Michigan Attorney: “Computer Program, Not Human Error Flipped Vote”

“Secretary of State Jocelyn Benson said it happened by human error. We discovered that’s not true, that’s a lie. It didn’t happen by human error. It happened by a computer program called Dominion Voting Systems,” Michigan Attorney Matthew DePerno said in an interview on Newsmax.

DePerno is representing plaintiff William Bailey in a lawsuit against Antrim County. Bailey noted that the county initially reported former Vice President Joe Biden winning the county by more than two thousand votes over President Donald Trump, but later changed the results to show Trump received nearly four thousand more votes than his opponent.

Election officials claimed what happened was due to a human error, after initially suggesting it was in part because of a software issue.

DePerno said that through the lawsuit, his team was able to get access to the Dominion Voting Systems program. Earlier this month they retrieved sixteen thumb drives and sixteen data cards, as well as the forensic image of the actual tabulation machine in the Antrim County clerk office.

“My team has been running analysis through that forensic image since Sunday,” he said.

Last week a judge ordered Antrim County to preserve and protect all records regarding vote tabulation, to not turn on the Dominion tabulator, and to not connect the tabulator to the internet.

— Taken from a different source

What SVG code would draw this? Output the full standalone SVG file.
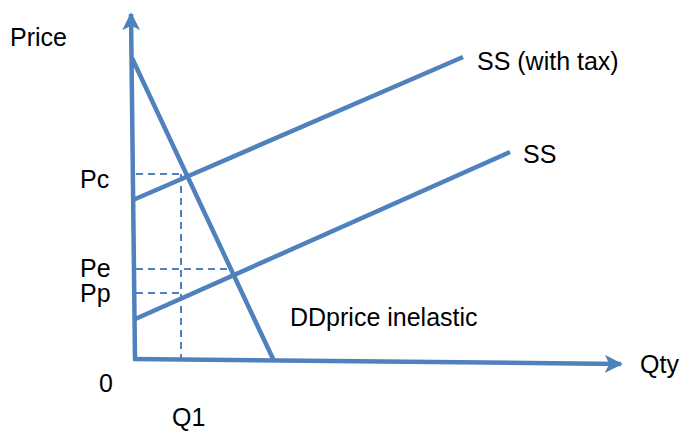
<svg xmlns="http://www.w3.org/2000/svg" width="680" height="433" viewBox="0 0 680 433">
<style>
.ln{stroke:#4F81BD;stroke-width:4.5;fill:none;stroke-linecap:butt}
.ds{stroke:#4F81BD;stroke-width:2;fill:none;stroke-dasharray:7 5}
text{font-family:"Liberation Sans",Arial,sans-serif;font-size:25px;fill:#000}
</style>
<defs>
<marker id="ah" viewBox="0 0 10 10" refX="9" refY="5" markerWidth="4" markerHeight="4" markerUnits="strokeWidth" orient="auto">
<path d="M0,0 L10,5 L0,10 L2.5,5 z" fill="#4F81BD"/>
</marker>
</defs>
<rect width="680" height="433" fill="#fff"/>
<g id="connectors">
<line class="ds" x1="136" y1="174" x2="181" y2="174"/>
<line class="ds" x1="181" y1="174" x2="181" y2="358"/>
<line class="ds" x1="136" y1="269" x2="231" y2="269"/>
<line class="ds" x1="136" y1="293" x2="181" y2="293"/>
<line class="ln" x1="135" y1="359" x2="131" y2="14" marker-end="url(#ah)"/>
<line class="ln" x1="133" y1="359" x2="621" y2="364" marker-end="url(#ah)"/>
</g>
<g id="demand"><line class="ln" x1="132" y1="58" x2="274" y2="361"/></g>
<g id="supply-tax"><line class="ln" x1="133" y1="200" x2="463" y2="57"/></g>
<g id="supply"><line class="ln" x1="133" y1="320" x2="510" y2="152"/></g>
<g id="labels">
<text x="10" y="46">Price</text>
<text x="80" y="188">Pc</text>
<text x="80" y="277">Pe</text>
<text x="80" y="302">Pp</text>
<text x="99" y="392">0</text>
<text x="172" y="426">Q1</text>
<text x="290" y="326">DDprice inelastic</text>
<text x="477" y="70">SS (with tax)</text>
<text x="523" y="163">SS</text>
<text x="640" y="373">Qty</text>
</g>
</svg>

He also ruled that the plaintiff could take forensic images from the tabulator and investigate the image, thumb drives, and software.

DePerno on Friday filed an emergency motion with the Antrim County Circuit Court, asking them to lift a protective order so that his team can release the results of the forensic examination to the public.

In comments to local press DePerno, who has said he is not working for but is “happy to cooperate” with the Trump legal team, claimed that his court filings will prove that the Dominion software tabulators are compromised.

Representatives of Dominion, whose equipment is used in most Michigan counties and in states around the nation, have agreed to testify before the Michigan Legislature Tuesday or Wednesday.